How I run a landing-page CRO audit.
A landing page sits at the front of every funnel. When it doesn't convert, teams reach for new designs — fonts, hero images, button colors. The fix is usually structural. An audit-first approach finds the real friction without burning a test cycle on a guess.
Traffic lands.
Nothing converts.
The team has a page that gets traffic — sometimes warm, often paid — but the conversion rate is sitting under expectations. They've tried redesigning the hero, changing button copy, adding logos. The number doesn't move.

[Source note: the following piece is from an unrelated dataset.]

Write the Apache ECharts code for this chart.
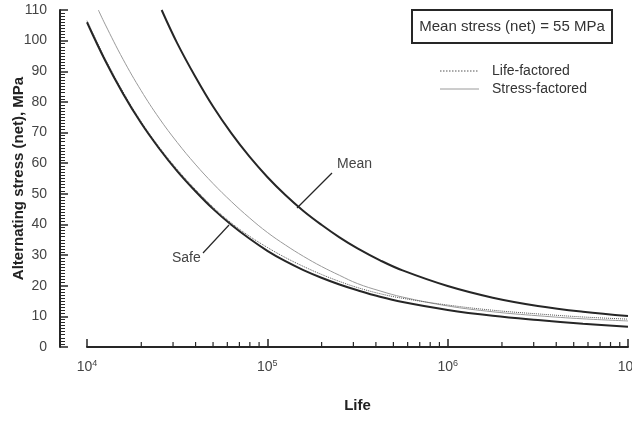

By the time I'm called in, there's usually three months of well-intentioned iteration in the rearview, and nobody on the team can point to *which* friction is the actual issue. Everything is suspect, so nothing gets fixed.
Six lenses.
One framework.
Audit before test. I walk the page through six lenses — above-the-fold clarity, message hierarchy, CTA discipline, trust signals, friction (forms, clicks, page weight), and mobile parity. Each lens produces a short list of findings.

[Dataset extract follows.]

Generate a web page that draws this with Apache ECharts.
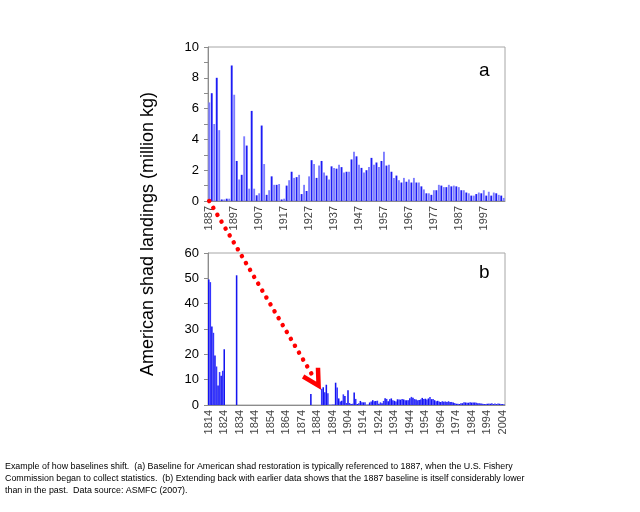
<!DOCTYPE html>
<html>
<head>
<meta charset="utf-8">
<script src="https://cdn.jsdelivr.net/npm/echarts@6/dist/echarts.min.js"></script>
<style>
  html, body { margin: 0; padding: 0; background: #fff; }
  #main { width: 640px; height: 512px; }
</style>
</head>
<body>
<div id="main"></div>
<script>
// landings, million kg, 1887-2005 (panel a, and tail of panel b)
var landings1887 = [
  6.4, 7.0, 5.0, 8.0, 4.6, 0.1, 0.1, 0.15, 0.15, 8.8,
  6.9, 2.6, 1.4, 1.7, 4.2, 3.6, 0.8, 5.85, 0.8, 0.37,
  0.5, 4.9, 2.4, 0.4, 0.7, 1.6, 1.05, 1.05, 1.1, 0.1,
  0.15, 1.0, 1.35, 1.9, 1.5, 1.55, 1.7, 0.45, 1.05, 0.65,
  1.6, 2.65, 2.4, 1.5, 2.3, 2.6, 1.85, 1.65, 1.4, 2.25,
  2.15, 2.1, 2.35, 2.2, 1.85, 1.9, 1.9, 2.7, 3.2, 2.9,
  2.35, 2.15, 1.85, 2.0, 2.2, 2.8, 2.35, 2.5, 2.2, 2.6,
  3.2, 2.3, 2.35, 1.9, 1.5, 1.65, 1.35, 1.2, 1.5, 1.25,
  1.4, 1.2, 1.5, 1.2, 1.2, 0.95, 0.75, 0.5, 0.5, 0.4,
  0.7, 0.7, 1.05, 1.0, 0.9, 0.9, 1.05, 0.95, 1.0, 0.95,
  0.9, 0.7, 0.7, 0.55, 0.5, 0.35, 0.35, 0.45, 0.55, 0.5,
  0.7, 0.35, 0.6, 0.35, 0.55, 0.5, 0.4, 0.35, 0.2
];
// earlier records, 1814-1824
var landings1814 = [49.5, 48.5, 31, 28.5, 19.5, 15.2, 7.7, 13, 11.5, 13.5, 22];
// isolated earlier years
var extraYears = [1832, 1880];
var extraValues = [51.2, 4.35];

var firstA = 1887, firstB = 1814, lastYear = 2005;
var yearsA = [], yearsB = [];
for (var y = firstA; y <= lastYear; y++) yearsA.push(String(y));
for (var y2 = firstB; y2 <= lastYear; y2++) yearsB.push(String(y2));

var seriesB = yearsB.map(function () { return null; });
landings1814.forEach(function (v, i) { seriesB[i] = v; });
extraYears.forEach(function (yr, i) { seriesB[yr - firstB] = extraValues[i]; });
landings1887.forEach(function (v, i) { seriesB[firstA - firstB + i] = v; });

var chart = echarts.init(document.getElementById('main'));

var axisGray = '#8c8c8c';
var labelFont = 'Liberation Sans';

function barColor(p) {
  return p.dataIndex % 2 ? '#1c1cf5' : '#7d7dff';
}

var option = {
  backgroundColor: '#fff',
  animation: false,
  grid: [
    { left: 208, top: 47, width: 297, height: 154, show: true, borderColor: '#a6a6a6', borderWidth: 1 },
    { left: 208, top: 253, width: 297, height: 152, show: true, borderColor: '#a6a6a6', borderWidth: 1 }
  ],
  xAxis: [
    {
      type: 'category', gridIndex: 0, data: yearsA,
      axisLine: { lineStyle: { color: axisGray } },
      axisTick: { alignWithLabel: true, interval: 9, length: 3, lineStyle: { color: axisGray } },
      axisLabel: { interval: 9, rotate: 90, fontSize: 11, color: '#444', fontFamily: labelFont, margin: 5 }
    },
    {
      type: 'category', gridIndex: 1, data: yearsB,
      axisLine: { lineStyle: { color: axisGray } },
      axisTick: { alignWithLabel: true, interval: 9, length: 3, lineStyle: { color: axisGray } },
      axisLabel: { interval: 9, rotate: 90, fontSize: 11, color: '#444', fontFamily: labelFont, margin: 5 }
    }
  ],
  yAxis: [
    {
      type: 'value', gridIndex: 0, min: 0, max: 10, interval: 2,
      axisLine: { show: true, lineStyle: { color: axisGray } },
      axisTick: { show: true, length: 4, lineStyle: { color: axisGray } },
      minorTick: { show: true, splitNumber: 2, length: 4, lineStyle: { color: axisGray } },
      splitLine: { show: false },
      axisLabel: { fontSize: 13, color: '#000', fontFamily: labelFont, margin: 9 }
    },
    {
      type: 'value', gridIndex: 1, min: 0, max: 60, interval: 10,
      axisLine: { show: true, lineStyle: { color: axisGray } },
      axisTick: { show: true, length: 4, lineStyle: { color: axisGray } },
      splitLine: { show: false },
      axisLabel: { fontSize: 13, color: '#000', fontFamily: labelFont, margin: 9 }
    }
  ],
  series: [
    {
      type: 'bar', xAxisIndex: 0, yAxisIndex: 0, data: landings1887,
      barCategoryGap: '25%', itemStyle: { color: barColor }
    },
    {
      type: 'bar', xAxisIndex: 1, yAxisIndex: 1, data: seriesB,
      barCategoryGap: '0%', itemStyle: { color: function (p) { return p.dataIndex % 2 ? '#3434ff' : '#1414f0'; } }
    }
  ]
};

chart.setOption(option);

// red dotted arrow from the 1887 baseline (panel a) down into panel b
var start = chart.convertToPixel({ xAxisIndex: 0, yAxisIndex: 0 }, ['1887', 0]);
var tip = chart.convertToPixel({ xAxisIndex: 1, yAxisIndex: 1 }, ['1885', 7.6]);
var dx = tip[0] - start[0], dy = tip[1] - start[1];
var len = Math.sqrt(dx * dx + dy * dy);
var ux = dx / len, uy = dy / len;
var dotEnd = [tip[0] - ux * 14, tip[1] - uy * 14];
function arm(angle) {
  var c = Math.cos(angle), s = Math.sin(angle);
  var bx = -ux, by = -uy;
  return [tip[0] + 18 * (bx * c - by * s), tip[1] + 18 * (bx * s + by * c)];
}

chart.setOption({
  graphic: [
    {
      type: 'line', z: 100,
      shape: { x1: start[0], y1: start[1], x2: dotEnd[0], y2: dotEnd[1] },
      style: { stroke: '#ff0000', lineWidth: 4.5, lineCap: 'round', lineDash: [0.01, 8] }
    },
    {
      type: 'polyline', z: 100,
      shape: { points: [arm(-0.5), tip, arm(0.5)] },
      style: { stroke: '#ff0000', lineWidth: 4.5, lineJoin: 'miter', fill: null }
    },
    {
      type: 'text', left: 479, top: 61,
      style: { text: 'a', font: '19px Liberation Sans', fill: '#000' }
    },
    {
      type: 'text', left: 479, top: 263,
      style: { text: 'b', font: '19px Liberation Sans', fill: '#000' }
    },
    {
      type: 'text', x: 148, y: 234, rotation: Math.PI / 2,
      style: {
        text: 'American shad landings (million kg)', font: '18px Liberation Sans',
        fill: '#000', align: 'center', verticalAlign: 'middle'
      }
    },
    {
      type: 'text', left: 5, top: 461,
      style: {
        text: 'Example of how baselines shift.  (a) Baseline for American shad restoration is typically referenced to 1887, when the U.S. Fishery\n' +
          'Commission began to collect statistics.  (b) Extending back with earlier data shows that the 1887 baseline is itself considerably lower\n' +
          'than in the past.  Data source: ASMFC (2007).',
        font: '8.9px Liberation Sans', fill: '#000', lineHeight: 12
      }
    }
  ]
});
</script>
</body>
</html>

Findings are ranked P0 / P1 / P2 — what's load-bearing, what's lift, what's polish. Every recommendation ties to a measurable test, with the success metric named upfront. No "make the button bigger" — that's not advice, that's noise.
The iterations
- Day 1 — 2. Read the page on desktop and mobile. Walk the six lenses. Record a Loom for each finding so the reasoning is preserved, not just the bullet.
- Day 3 — 6. Write the punch list. Rank findings. Draft the A/B tests that would prove each P0. Share an early-look version with the team for context corrections.

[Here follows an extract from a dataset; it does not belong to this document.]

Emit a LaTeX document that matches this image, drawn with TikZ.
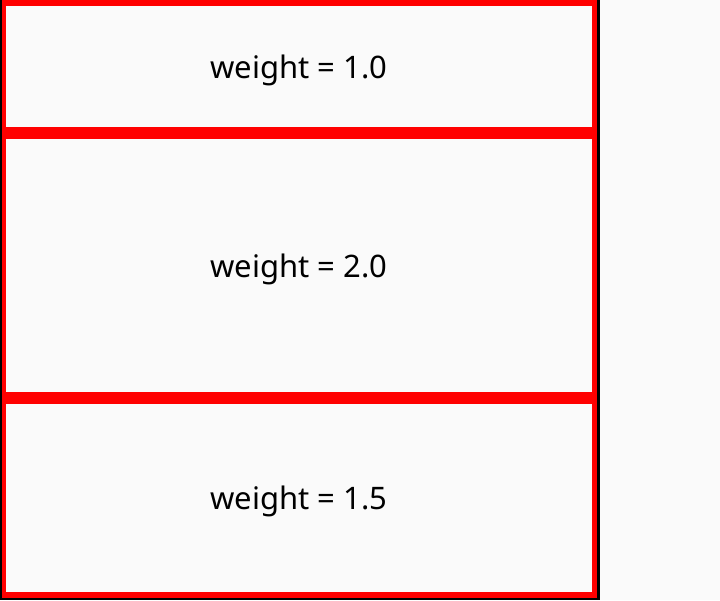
\documentclass[tikz,border=0pt]{standalone}
\usepackage{fontspec}
\setmainfont{Noto Sans}
\usetikzlibrary{positioning}
\definecolor{pagebg}{HTML}{FAFAFA}
\tikzstyle{panel} = [rectangle,
minimum width=592pt,
text centered,
text depth=0pt,
draw=red,
line width=6pt,
fill=pagebg,
font=\fontsize{31}{37}\selectfont]
\tikzstyle{frame} = [black, line width=2.5pt]

\begin{document}
\begin{tikzpicture}[x=1pt, y=1pt]
			\fill[pagebg] (0,0) rectangle (720,600);
			\useasboundingbox (0,0) rectangle (720,600);
			\node (first) [panel, minimum height=127pt, anchor=north west] at (0,600) {weight = 1.0};
			\node (second) [panel, minimum height=259pt, below=0pt of first] {weight = 2.0};
			\node (third) [panel, minimum height=194pt, below=0pt of second] {weight = 1.5};

			\coordinate (topleft) at (1.2,600);
			\coordinate (bottomright) at (598.5,1);
			\draw[frame] (topleft) |- (bottomright) -- (bottomright |- topleft);
		\end{tikzpicture}
\end{document}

- Day 7 — 10. Finalize the audit doc. Sit on a 30-min walkthrough call to answer questions. Hand off the doc + Loom + test scripts.
A doc you can act on.
Not a deck you have to sell.
The deliverable is one written audit document with line-item findings, ranked P0 / P1 / P2, paired with a Loom walkthrough so the *thinking* travels with the file. Plus the test scripts — what to A/B and how to measure it.
No 90-slide presentation. No vague "strategic direction" recommendations. The team should be able to read the doc on Monday and ship a P0 fix by Friday.
Three things
I look for every time.
1. Above-the-fold clarity is almost always the unfixed problem. A visitor must answer "what is this / who is it for / what do I do here" in under five seconds. Headlines that paraphrase the sub-head fail this test.
2. Forms reward subtraction more than copy. Every field below four costs measurable conversion. "Phone number" and "company size" are the two most common dead weight fields I cut.
3. The CTA is one verb away from being honest. "Get started" hides the next step. "Book a 30-min audit" tells the visitor exactly what happens next — and converts higher almost every time.